Here we seek to expand on this critical look at ToS specifically in the context of human-algorithmic interactions, by discussing five kinds of sociotechnical concerns: accommodating and enabling change, co-constitution, reflective directionality, friction, and generativity. Building on the work exploring the concept of generative human identity, we find these concepts to be helpful in characterizing the gaps in the interface layer between people and AI.
Many of the most common ML modeling approaches used in industry today rely on modeling techniques which depend on people not changing their patterns of behaviour. Even without years of Greek Philosophy classes, many computer scientist would agree with Heraclitus‘s notion — change is the only constant. Furthermore, we seek inspiration from the concept of mutability in Social Science. Mutability is closely connected to our ability to change our dynamic and multifaceted human preferences as well as multiplicity of identities. AI system creators need to be cognizant of the mutability of the data variables which are used in the algorithmic decision-making process and allow for change to happen. Similarly, the evaluation frameworks which are employed by AI System creators as well as the licensing frameworks need to be adaptable to the dynamic nature of human identities.
“Identity, relationships, and information are reciprocally defined and co-constitutive” writes organizational scientist Margaret Wheatley. In other words, we cannot easily separate information from our identity and our relationships. Therefore, the way we measure progress in AI as well as the AI licensing frameworks we decide to use, need to encompass all of these dimensions. A co-constitutive human-algorithmic interaction layer could also be a way for interdisciplinary stakeholders to cooperate on identifying and addressing the ethical challenges of AI Systems. For example, it could provide a means to practically operationalize the AI well-being impact assessment process proposed by the IEEE 7010 Standard, where concrete well-being metrics are defined in the domains of: (1) Affect, (2) Community, (3) Culture, (4) Education, (5) Economy, (6) Environment, (7) Human Settlements, (8) Health, (9) Government, (10) Psychological Well-Being/Mental well-being, (11) Satisfaction with life, and (12) Work.

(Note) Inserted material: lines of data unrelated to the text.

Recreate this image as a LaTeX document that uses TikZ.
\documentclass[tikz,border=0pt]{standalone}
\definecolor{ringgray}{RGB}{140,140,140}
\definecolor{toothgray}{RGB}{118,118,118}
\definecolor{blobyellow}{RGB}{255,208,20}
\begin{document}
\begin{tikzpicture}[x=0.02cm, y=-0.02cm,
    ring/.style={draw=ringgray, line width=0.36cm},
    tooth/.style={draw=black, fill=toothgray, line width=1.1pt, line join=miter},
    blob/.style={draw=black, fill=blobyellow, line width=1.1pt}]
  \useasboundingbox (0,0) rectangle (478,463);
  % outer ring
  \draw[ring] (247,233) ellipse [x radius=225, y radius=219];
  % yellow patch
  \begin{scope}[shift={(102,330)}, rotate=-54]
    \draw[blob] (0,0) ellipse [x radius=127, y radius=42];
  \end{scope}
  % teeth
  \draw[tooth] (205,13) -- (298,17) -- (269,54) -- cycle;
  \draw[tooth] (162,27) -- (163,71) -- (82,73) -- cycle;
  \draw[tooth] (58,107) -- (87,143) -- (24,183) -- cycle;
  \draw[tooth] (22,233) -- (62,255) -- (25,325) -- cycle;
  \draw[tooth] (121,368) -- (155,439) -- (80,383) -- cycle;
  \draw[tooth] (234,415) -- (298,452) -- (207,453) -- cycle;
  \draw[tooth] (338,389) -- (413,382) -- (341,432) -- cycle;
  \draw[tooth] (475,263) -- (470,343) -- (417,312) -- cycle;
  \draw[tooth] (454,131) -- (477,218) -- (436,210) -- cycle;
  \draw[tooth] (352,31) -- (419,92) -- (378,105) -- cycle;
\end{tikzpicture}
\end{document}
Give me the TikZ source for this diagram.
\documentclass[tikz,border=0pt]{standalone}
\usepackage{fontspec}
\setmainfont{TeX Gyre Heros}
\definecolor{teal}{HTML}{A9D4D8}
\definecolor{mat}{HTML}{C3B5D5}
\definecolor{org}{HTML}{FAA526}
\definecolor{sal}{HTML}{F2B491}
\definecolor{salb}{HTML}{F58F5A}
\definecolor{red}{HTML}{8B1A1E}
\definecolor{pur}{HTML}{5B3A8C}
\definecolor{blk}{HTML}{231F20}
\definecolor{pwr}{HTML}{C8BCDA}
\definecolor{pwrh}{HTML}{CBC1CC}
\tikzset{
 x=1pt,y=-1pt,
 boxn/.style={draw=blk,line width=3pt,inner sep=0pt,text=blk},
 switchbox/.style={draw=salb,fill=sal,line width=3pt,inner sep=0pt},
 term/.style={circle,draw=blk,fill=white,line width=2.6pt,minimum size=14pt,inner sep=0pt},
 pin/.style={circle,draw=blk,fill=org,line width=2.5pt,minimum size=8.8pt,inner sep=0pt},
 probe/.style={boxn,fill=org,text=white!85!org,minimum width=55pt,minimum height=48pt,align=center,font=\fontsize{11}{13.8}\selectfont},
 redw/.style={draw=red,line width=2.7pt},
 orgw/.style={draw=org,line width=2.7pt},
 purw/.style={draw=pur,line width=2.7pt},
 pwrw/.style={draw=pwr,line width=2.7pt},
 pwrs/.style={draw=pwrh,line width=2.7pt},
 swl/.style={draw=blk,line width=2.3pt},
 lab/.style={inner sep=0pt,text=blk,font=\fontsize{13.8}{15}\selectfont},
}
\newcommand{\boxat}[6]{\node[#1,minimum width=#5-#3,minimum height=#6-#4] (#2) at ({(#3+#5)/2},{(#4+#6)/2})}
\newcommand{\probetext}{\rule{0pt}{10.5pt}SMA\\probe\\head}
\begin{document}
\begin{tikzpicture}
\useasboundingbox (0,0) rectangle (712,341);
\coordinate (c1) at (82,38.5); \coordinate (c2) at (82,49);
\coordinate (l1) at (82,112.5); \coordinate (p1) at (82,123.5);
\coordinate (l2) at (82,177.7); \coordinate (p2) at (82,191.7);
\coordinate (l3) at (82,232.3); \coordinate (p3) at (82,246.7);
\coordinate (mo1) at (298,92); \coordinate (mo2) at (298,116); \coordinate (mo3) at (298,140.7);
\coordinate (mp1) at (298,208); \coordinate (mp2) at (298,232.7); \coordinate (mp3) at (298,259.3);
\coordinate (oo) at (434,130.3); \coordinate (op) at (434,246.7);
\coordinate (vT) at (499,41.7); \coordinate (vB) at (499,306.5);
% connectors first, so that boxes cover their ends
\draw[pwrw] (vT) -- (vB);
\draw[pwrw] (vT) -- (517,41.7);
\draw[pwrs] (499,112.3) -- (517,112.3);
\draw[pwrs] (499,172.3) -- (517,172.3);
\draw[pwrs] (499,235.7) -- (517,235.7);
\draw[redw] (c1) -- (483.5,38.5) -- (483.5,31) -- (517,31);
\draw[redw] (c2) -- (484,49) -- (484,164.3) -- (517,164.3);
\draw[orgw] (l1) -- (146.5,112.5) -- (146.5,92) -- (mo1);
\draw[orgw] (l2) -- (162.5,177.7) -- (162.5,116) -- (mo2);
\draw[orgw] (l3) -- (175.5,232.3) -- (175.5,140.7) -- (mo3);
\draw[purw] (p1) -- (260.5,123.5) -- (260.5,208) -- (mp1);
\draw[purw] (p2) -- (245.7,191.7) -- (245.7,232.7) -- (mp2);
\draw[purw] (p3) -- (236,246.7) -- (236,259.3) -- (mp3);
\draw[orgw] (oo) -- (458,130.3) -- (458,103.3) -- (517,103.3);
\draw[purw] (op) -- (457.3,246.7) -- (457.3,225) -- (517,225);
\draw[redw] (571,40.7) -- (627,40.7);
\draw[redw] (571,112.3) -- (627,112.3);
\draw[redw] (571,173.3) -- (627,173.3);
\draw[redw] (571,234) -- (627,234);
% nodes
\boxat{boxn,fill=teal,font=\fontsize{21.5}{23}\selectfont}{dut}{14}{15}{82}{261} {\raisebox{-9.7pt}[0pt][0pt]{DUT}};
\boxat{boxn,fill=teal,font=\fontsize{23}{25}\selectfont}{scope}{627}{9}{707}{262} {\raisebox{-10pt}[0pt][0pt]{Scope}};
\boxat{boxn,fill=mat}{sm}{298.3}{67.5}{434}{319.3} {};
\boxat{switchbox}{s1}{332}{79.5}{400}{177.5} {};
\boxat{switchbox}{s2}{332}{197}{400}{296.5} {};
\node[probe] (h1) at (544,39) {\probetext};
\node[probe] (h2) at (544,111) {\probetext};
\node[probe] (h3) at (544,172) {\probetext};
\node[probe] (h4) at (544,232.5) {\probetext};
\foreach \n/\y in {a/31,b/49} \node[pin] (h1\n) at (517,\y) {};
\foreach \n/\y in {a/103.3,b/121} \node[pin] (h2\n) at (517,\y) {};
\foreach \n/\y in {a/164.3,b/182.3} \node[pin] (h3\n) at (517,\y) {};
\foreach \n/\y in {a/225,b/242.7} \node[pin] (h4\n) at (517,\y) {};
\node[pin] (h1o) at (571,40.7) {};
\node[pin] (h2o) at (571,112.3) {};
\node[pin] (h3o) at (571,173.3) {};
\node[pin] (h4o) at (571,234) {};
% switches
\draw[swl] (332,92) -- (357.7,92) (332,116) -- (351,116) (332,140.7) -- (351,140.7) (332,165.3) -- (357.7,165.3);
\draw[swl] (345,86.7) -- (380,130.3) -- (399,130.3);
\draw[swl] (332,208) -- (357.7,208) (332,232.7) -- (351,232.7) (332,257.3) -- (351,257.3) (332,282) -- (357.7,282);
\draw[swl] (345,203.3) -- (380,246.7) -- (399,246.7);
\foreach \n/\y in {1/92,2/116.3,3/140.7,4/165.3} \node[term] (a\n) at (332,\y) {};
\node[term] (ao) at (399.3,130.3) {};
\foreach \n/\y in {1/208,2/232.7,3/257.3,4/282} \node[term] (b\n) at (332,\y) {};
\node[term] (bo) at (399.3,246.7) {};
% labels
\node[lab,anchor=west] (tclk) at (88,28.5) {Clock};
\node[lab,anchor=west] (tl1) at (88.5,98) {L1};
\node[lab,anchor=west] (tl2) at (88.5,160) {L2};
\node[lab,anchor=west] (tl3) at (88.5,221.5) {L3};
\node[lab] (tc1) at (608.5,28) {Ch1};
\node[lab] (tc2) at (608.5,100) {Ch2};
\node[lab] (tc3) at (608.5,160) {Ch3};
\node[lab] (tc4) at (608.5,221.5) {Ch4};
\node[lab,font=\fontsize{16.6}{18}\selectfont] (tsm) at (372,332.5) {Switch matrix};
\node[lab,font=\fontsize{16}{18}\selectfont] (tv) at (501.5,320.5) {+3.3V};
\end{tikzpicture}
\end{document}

As someone who has done applied and research work in AI recommender systems, the question I always had while working in that domain was — What if online platforms allowed us to separate the claims we make about ourselves from the claims other human and algorithmic actors have made about us? This question brings us to the dimension of friction. Similarly to mutability, many current AI systems or ToS agreements do not allow for friction. Users of a certain platform are not usually notified when a change in the algorithm has happened. Even if users receive notifications of changes in the ToS, often times they don’t have any opportunity to express their preferences to the ToS on a more granular level. They do not have a way to internalize what could be the impact of such change and often do not have the autonomy to act upon it outside of choosing to completely opt out of the platform.

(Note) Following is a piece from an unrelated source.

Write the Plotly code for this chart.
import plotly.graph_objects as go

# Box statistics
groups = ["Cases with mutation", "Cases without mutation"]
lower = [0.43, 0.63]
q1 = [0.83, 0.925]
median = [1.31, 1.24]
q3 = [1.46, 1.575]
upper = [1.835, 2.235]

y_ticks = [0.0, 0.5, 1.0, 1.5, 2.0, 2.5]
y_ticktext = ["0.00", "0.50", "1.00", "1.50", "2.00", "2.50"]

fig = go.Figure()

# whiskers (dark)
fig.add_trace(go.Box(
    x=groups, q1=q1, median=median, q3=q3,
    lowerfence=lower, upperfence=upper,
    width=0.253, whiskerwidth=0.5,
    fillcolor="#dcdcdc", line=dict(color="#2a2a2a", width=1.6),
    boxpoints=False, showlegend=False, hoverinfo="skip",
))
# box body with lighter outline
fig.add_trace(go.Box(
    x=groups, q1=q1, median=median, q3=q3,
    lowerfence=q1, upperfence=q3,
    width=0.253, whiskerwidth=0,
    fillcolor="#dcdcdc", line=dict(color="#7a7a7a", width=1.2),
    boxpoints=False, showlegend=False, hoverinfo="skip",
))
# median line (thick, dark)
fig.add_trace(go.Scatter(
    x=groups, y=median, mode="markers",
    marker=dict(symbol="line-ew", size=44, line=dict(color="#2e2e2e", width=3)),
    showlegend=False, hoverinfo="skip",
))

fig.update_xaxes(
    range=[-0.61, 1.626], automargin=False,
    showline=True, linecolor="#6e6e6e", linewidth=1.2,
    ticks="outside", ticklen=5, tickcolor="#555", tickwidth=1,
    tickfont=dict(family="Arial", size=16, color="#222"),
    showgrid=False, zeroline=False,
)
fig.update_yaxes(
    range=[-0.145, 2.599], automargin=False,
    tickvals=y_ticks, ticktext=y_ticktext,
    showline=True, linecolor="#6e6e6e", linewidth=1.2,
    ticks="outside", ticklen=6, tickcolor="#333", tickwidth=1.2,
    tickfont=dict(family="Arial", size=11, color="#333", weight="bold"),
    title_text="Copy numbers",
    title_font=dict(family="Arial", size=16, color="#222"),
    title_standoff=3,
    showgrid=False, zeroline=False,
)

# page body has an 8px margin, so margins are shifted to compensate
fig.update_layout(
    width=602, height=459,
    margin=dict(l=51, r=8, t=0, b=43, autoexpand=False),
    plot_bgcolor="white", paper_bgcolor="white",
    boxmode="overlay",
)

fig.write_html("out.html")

Regarding generativity, currently ToS agreements may differ from one country to another but they often fail to address the unique needs of cities, collectives, and individual communities of place or practice. New kinds of frameworks which operate in the human-algorithmic interaction layer could allow for a greater level of generativity, in the intersection of people’s generative human identity and the potential for generative technology.
Behavioral Use Licensing for Responsible AI
The organizers of the AAAI Towards Responsible AI in Surveillance, Media, and Security through licensing symposia are an interdisciplinary group which advocates the use of licensing to enable legally enforceable behavioral use conditions on software and data. In their recent paper, Contractor et al. argue that “licenses serve as a useful tool for enforcement in situations where it is difficult or time-consuming to legislate AI usage.” The goal is to enable and incentivize AI developers to control for the responsible downstream use of their technology. They could do that by explicitly specifying its permissive and restrictive secondary uses through licensing clauses. As one of the promising steps in that direction, the conference organizers have started a broader conversation in the AI research community — “Peer reviewers should require that papers and proposals rigorously consider all reasonable broader impacts, both positive and negative.” Ultimately, small changes to the academic process could have a ripple effect in AI industry by empowering the voices of marginalized stakeholders.
Specification is inextricably linked to the challenge of generalization in building AI systems. Most recently, a group of 40 researchers across seven different teams at Google have identified underspecification as one of the biggest concerns when deploying AI in any industry domain. Licenses could provide a framework for practitioners to put more attention to the downstream use of their work and in this way also expand on testing the systems before they are put in production. For example, in the context of natural language processing, Ribeiro et al. discuss behavioral testing of AI language models. More broadly, robustness is an active area of AI research as discussed by Ortega et al. and the DeepMind safety team:
The challenges of specification, robustness, and assurance were also at the core of the discussions during the AAAI Conceptual Abstraction and Analogy in Natural and Artificial Intelligence conference. Specifically, top researchers investigating the challenges of AI generalization, expressed the need for (1) designing new kinds of benchmarks as well as (2) a critical look at what conclusions are made based on those benchmarks. Similarly, there’s a need for a “developmental approach” to AI inspired by the field of Developmental Psychology. Almost every single research talk at the conference made a reference to Douglas Hofstadter’s work on disentangling the relationships between analogy, concepts, and cognition.
Reinforcing the need to go beyond accuracy metrics, academic researchers and practitioners have a responsibility to investigate and spread awareness about the (un)intended consequences of the AI algorithms and systems to which they contribute. Ultimately, new kinds of metrics frameworks, behavioral licencing or ToS agreements could empower participation and inclusion in the responsible development and use of AI.